The person who spoke with him told him that his mom had gotten extremely sick during the ceremony. They told him that she kind of fainted. When she regained consciousness, she didn't know where she was. When a member of the house asked her where she was, she said in Virginia, Jackson said.
However, Jackson said his family hadn't lived in Virginia in over a year.
Jackson said they also told him that they brought her to the hospital. At the hospital, she started to have seizures, and they said she had a heart attack and a stroke.
“That was the initial story,” he said. “They said that my mom didn't bring her medicine. So there was a red flag, because what medicine are you guys talking about? it sounds like they were trying to perpetuate a story.”
Jackson also was supposed to get an update on where his mom’s body is located on Aug. 16 but that still hasn't happened.
“I haven't heard anything, he said. “I don't even think the U.S. Embassy got involved, or even received the necessary paperwork until about four days ago.”
USA TODAY reached out to the U.S. Embassy in Port-au-Prince, but they did not respond prior to publication.
Although Jackson's mom had him at a young age, her goal was to work hard to create a better life for them.
In 1999, Jackson said that his mom took a job at a technology company that was based in Savannah, Georgia. In his mom's role, she was to help start the company's operations in the state. During their time in Georgia, Jackson remembers getting his own bathroom and bedroom, attending extracurricular activities, and ultimately getting closer to his mom.
Years later, he asked his mom why she decided to relocate.
“I asked her, many years later, ‘Why did you decide to move down there?’ She said, ‘Tim, I needed that time to learn how to become a mother to my son,’” he said.
Another memory that Jackson shared was in 2017 when his family took a trip to Las Vegas, Nevada where the two ended up meeting rapper Nelly. The rapper ended up turning around and talking to the two before he left the hotel, Jackson said.
“In Vegas, we were getting ready to check into our hotel, and Nelly was coming out. My mom looked at me, and I looked at her, and then we just both chased him,” he said. “That was just how in sync we were.”

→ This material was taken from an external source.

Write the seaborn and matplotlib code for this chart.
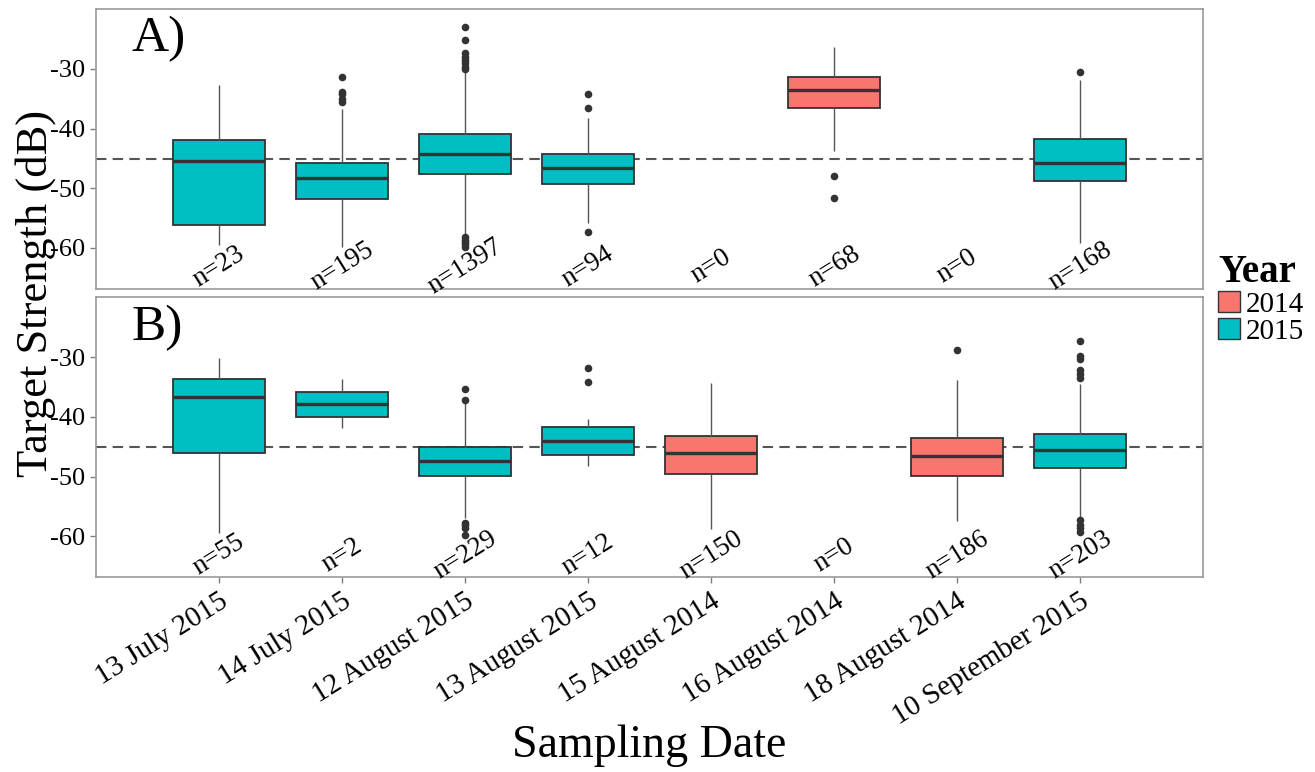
import numpy as np
import pandas as pd
import matplotlib
matplotlib.use('Agg')
import matplotlib.pyplot as plt
import seaborn as sns
from matplotlib.patches import Patch

dates = ['13 July 2015', '14 July 2015', '12 August 2015', '13 August 2015',
         '15 August 2014', '16 August 2014', '18 August 2014', '10 September 2015']
years = ['2015', '2015', '2015', '2015', '2014', '2014', '2014', '2015']

# five-number summaries (None = no data on that date)
a_lo  = [-59.5, -59.8, -57.8, -55.8, None, -43.7, None, -59.2]
a_q1  = [-56.1, -51.8, -47.6, -49.3, None, -36.6, None, -48.8]
a_med = [-45.4, -48.3, -44.2, -46.6, None, -33.5, None, -45.7]
a_q3  = [-41.9, -45.8, -40.9, -44.3, None, -31.3, None, -41.8]
a_hi  = [-32.7, -36.8, -30.4, -38.3, None, -26.3, None, -31.8]
a_n   = [23, 195, 1397, 94, 0, 68, 0, 168]
a_out = {
    '14 July 2015': [-31.4, -33.8, -34.2, -35.1, -35.6],
    '12 August 2015': [-23.0, -25.2, -27.4, -28.0, -28.5, -29.0, -29.6, -30.0,
                       -58.2, -58.6, -59.0, -59.4, -59.8],
    '13 August 2015': [-34.2, -36.5, -57.3],
    '16 August 2014': [-48.0, -51.6],
    '10 September 2015': [-30.5],
}

b_lo  = [-59.4, -41.8, -56.9, -48.3, -58.8, None, -57.4, -57.1]
b_q1  = [-46.1, -40.0, -49.9, -46.3, -49.6, None, -49.9, -48.6]
b_med = [-36.7, -37.8, -47.3, -44.0, -46.1, None, -46.5, -45.6]
b_q3  = [-33.7, -35.8, -45.1, -41.7, -43.2, None, -43.6, -42.9]
b_hi  = [-30.1, -33.6, -37.6, -40.3, -34.3, None, -33.9, -34.5]
b_n   = [55, 2, 229, 12, 150, 0, 186, 203]
b_out = {
    '12 August 2015': [-35.3, -37.1, -57.7, -58.1, -58.6, -59.8],
    '13 August 2015': [-31.9, -34.1],
    '18 August 2014': [-28.9],
    '10 September 2015': [-27.3, -29.8, -30.4, -32.1, -32.9, -33.5,
                          -57.2, -58.0, -58.6, -59.3],
}

ref_line = -45.1
pal = {'2014': '#F8766D', '2015': '#00BFC4'}


def summary_frame(lo, q1, med, q3, hi):
    rows = []
    for d, y, *vals in zip(dates, years, lo, q1, med, q3, hi):
        if vals[0] is None:
            continue
        for v in vals:
            rows.append({'date': d, 'year': y, 'ts': v})
    return pd.DataFrame(rows)


def outlier_frame(out):
    rows = [{'date': d, 'ts': v} for d, vals in out.items() for v in vals]
    return pd.DataFrame(rows)


sns.set_style('ticks')
plt.rcParams['font.family'] = ['Liberation Serif', 'DejaVu Serif']
plt.rcParams['axes.unicode_minus'] = False
plt.rcParams['text.color'] = 'black'

fig = plt.figure(figsize=(13.15, 7.72), dpi=100)
ax_a = fig.add_axes([0.073, 0.626, 0.842, 0.362])
ax_b = fig.add_axes([0.073, 0.252, 0.842, 0.363])

panels = [
    (ax_a, 'A)', summary_frame(a_lo, a_q1, a_med, a_q3, a_hi), outlier_frame(a_out), a_n),
    (ax_b, 'B)', summary_frame(b_lo, b_q1, b_med, b_q3, b_hi), outlier_frame(b_out), b_n),
]

for ax, tag, df, out, ns in panels:
    ax.axhline(ref_line, ls=(0, (5, 3)), color='#555555', lw=1.5, zorder=0.5)
    sns.boxplot(data=df, x='date', y='ts', hue='year', order=dates,
                hue_order=['2014', '2015'], palette=pal, whis=(0, 100),
                showfliers=False, showcaps=False, width=0.75, saturation=1,
                linecolor='#333333', linewidth=1.3, legend=False, ax=ax,
                medianprops=dict(linewidth=2.4),
                whiskerprops=dict(color='#555555', linewidth=1.0))
    sns.stripplot(data=out, x='date', y='ts', order=dates, jitter=False,
                  color='#333333', size=5.5, ax=ax)
    for i, n in enumerate(ns):
        ax.text(i, -63.1, f'n={n}', rotation=32, ha='center', va='center',
                rotation_mode='anchor', fontsize=19.5, color='black')
    ax.text(-0.71, -27.1, tag, fontsize=37, ha='left', va='baseline',
            color='black')
    ax.set_xlim(-1, 8)
    ax.set_ylim(-66.85, -20)
    ax.set_yticks([-30, -40, -50, -60])
    ax.set_xlabel('')
    ax.set_ylabel('')
    for s in ax.spines.values():
        s.set_color('#9a9a9a')
        s.set_linewidth(1.2)
    ax.tick_params(axis='both', colors='#7f7f7f', labelcolor='black',
                   length=4, width=1, labelsize=19)

ax_a.tick_params(axis='x', bottom=False, labelbottom=False)
ax_b.set_xticks(range(len(dates)))
ax_b.set_xticklabels(dates, rotation=32, ha='right', rotation_mode='anchor',
                     fontsize=21)

fig.text(0.027, 0.62, 'Target Strength (dB)', rotation=90, ha='center',
         va='center', fontsize=32)
fig.text(0.494, 0.034, 'Sampling Date', ha='center', va='center', fontsize=33)

handles = [Patch(facecolor=pal[y], edgecolor='#333333', lw=1) for y in ['2014', '2015']]
leg = fig.legend(handles, ['2014', '2015'], title='Year', loc='upper left',
                 bbox_to_anchor=(1218 / 1315, 1 - 254 / 772), frameon=False,
                 fontsize=21, handlelength=0.75, handleheight=0.75,
                 handletextpad=0.2, labelspacing=0.0, borderpad=0,
                 borderaxespad=0, alignment='left',
                 title_fontproperties={'weight': 'bold', 'size': 28})

fig.savefig('out.png', dpi=100)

Jackson created a GoFundMe account for his mom's funeral and additional costs that he will need in the future.
“(The GoFundMe was created for) funeral costs, any costs associated with bringing her body back,” he said. “I would like to do an autopsy. I've been quoted a price for that.”
His mom told him how she wanted her funeral to go.
“We had a conversation maybe six years ago where she told me she wanted to be cremated, and she told me what her last wishes were,” he said.
Dana Jackson was supposed to turn 52 on Sept. 13, Jackson said.
“We don't know what happened in the last nine days, but whatever happened, my mom did not go to Haiti not to come back to the United States,” he said.